Firari Suzan Çayır'ın avukatları ise tutuklamaya yönelik yakalama kararının kaldırılmasını talep etti. Arzu Baran'ın avukatı Emrah Baran ise “Bilirkişi heyetine Sürveyanlar Derneğinden de bir uzmanın eklenmesini talep ediyoruz. Müvekkilim hakkındaki yurt dışına çıkış yasağı şeklindeki adli kontrol kararını kaldırılmasını istiyoruz” dedi.

‘MÜTEAHHİTİN AÇGÖZLÜLÜĞÜ BİNAYI YIKTI'

Uğur Mısırlıoğlu'nun avukatı Coşkun Atılğan salona yazı tahtası getirerek, savunma yaptı. “Bilirkişi raporu en önemli sıkıntının betonun dayanıksızlığı olduğunu belirtiyor. 2018 yılındaki veriler baz alınıyor ancak bina 1990 yılında yapılmıştır. Bina 30 yıl sonra yıkılıyor ama 30 yıl önceki hali ile yıkılmıyor. Müteahhitin aç gözlülüğü sebebiyle yıkılıyor. Altında onlarca can ile göçmüş bir bina var. Aç gözlü babaları inşa etti. Müsaade eden de belediyeciler. Bilirkişiler hava fotoğraflarını dosyaya koyuyorlar ama 2 kaçak kattan bahsetmiyorlar. Bu insanların canlı canlı mezara girmesine neden oldular. Kaçak yapıya kim müsaade etti? Benim derdim binanın neden çöktüğünü ortaya çıkarmak. Keşke müteahhit vefat etmeseydi de burada bu insanlara hesap verseydi. Bu olayın iki faili var Mustafa ve Halim Yeşilyurt. İkisi hakkında suç duyurusunda bulunulmasını ve zorla getirilmesini talep ediyoruz” dedi.

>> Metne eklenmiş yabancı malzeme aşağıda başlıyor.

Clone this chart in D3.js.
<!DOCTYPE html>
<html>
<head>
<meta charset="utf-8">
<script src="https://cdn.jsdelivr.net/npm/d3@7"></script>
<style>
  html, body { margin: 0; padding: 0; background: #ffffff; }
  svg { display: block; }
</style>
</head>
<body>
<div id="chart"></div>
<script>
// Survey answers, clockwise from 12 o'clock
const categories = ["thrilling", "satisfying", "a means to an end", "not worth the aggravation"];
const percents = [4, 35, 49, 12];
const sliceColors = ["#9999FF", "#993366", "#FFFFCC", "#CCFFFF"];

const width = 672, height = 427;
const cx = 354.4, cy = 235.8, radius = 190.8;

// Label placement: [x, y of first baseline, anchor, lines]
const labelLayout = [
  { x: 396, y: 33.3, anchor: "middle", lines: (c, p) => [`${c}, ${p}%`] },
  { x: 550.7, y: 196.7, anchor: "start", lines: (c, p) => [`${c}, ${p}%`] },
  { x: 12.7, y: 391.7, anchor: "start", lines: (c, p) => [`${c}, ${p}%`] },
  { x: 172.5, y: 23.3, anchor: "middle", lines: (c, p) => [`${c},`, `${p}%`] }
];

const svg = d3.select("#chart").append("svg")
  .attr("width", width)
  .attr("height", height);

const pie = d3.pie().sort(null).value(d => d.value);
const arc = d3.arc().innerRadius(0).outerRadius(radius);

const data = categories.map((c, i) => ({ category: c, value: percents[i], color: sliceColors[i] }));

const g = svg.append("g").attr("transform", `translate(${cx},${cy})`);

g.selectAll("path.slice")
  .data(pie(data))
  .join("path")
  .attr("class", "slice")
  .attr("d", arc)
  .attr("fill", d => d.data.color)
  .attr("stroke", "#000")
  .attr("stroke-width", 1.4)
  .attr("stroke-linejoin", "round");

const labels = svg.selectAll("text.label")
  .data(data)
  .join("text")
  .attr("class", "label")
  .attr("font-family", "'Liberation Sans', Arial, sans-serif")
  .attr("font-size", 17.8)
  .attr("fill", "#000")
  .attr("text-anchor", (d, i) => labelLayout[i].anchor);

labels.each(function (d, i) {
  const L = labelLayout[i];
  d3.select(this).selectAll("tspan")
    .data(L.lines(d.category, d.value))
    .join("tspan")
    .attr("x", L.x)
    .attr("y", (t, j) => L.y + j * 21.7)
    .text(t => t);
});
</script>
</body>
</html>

“MÜTEAHHİT YÜZÜNDEN TUTUKLUYUM”

Sanık Uğur Mısırlıoğlu binanın müteahhitinin kendisi olmadığını, daha önce vefat eden müteahhit Hikmet Yeşilyurt'un 7-8 aydır tutuklu olmasına sebep olduğunu belirterek, “Çocuklarım ve ölmüş eşime beddua ediliyor. Ben de onlar kadar mağdurum. Suçlu olduğuma inanmıyorum” dedi.

DAVADAKİ TEK TUTUKLUYA DA TAHLİYE

Mahkeme heyeti, yurt dışına çıkış yasağı ile haftada 2 gün ikametine en yakın karakola giderek imza atmasına ilişkin adli kontrol şartıyla tutuklu sanık Uğur Mısırlıoğlu'nun tahliyesine karar verdi. Mahkeme, Suzan Çayır hakkındaki tutuklamaya yönelik yakalama kararının devamına da karar verdi. Öte yandan mahkeme, sanıkların kusur durumunun tespitine ilişkin 1 mimar, 1 inşaat mühendisi ve 1 jeoloji mühendisinden oluşan bilirkişi heyetinden rapor alınmasına karar vererek duruşmayı erteledi.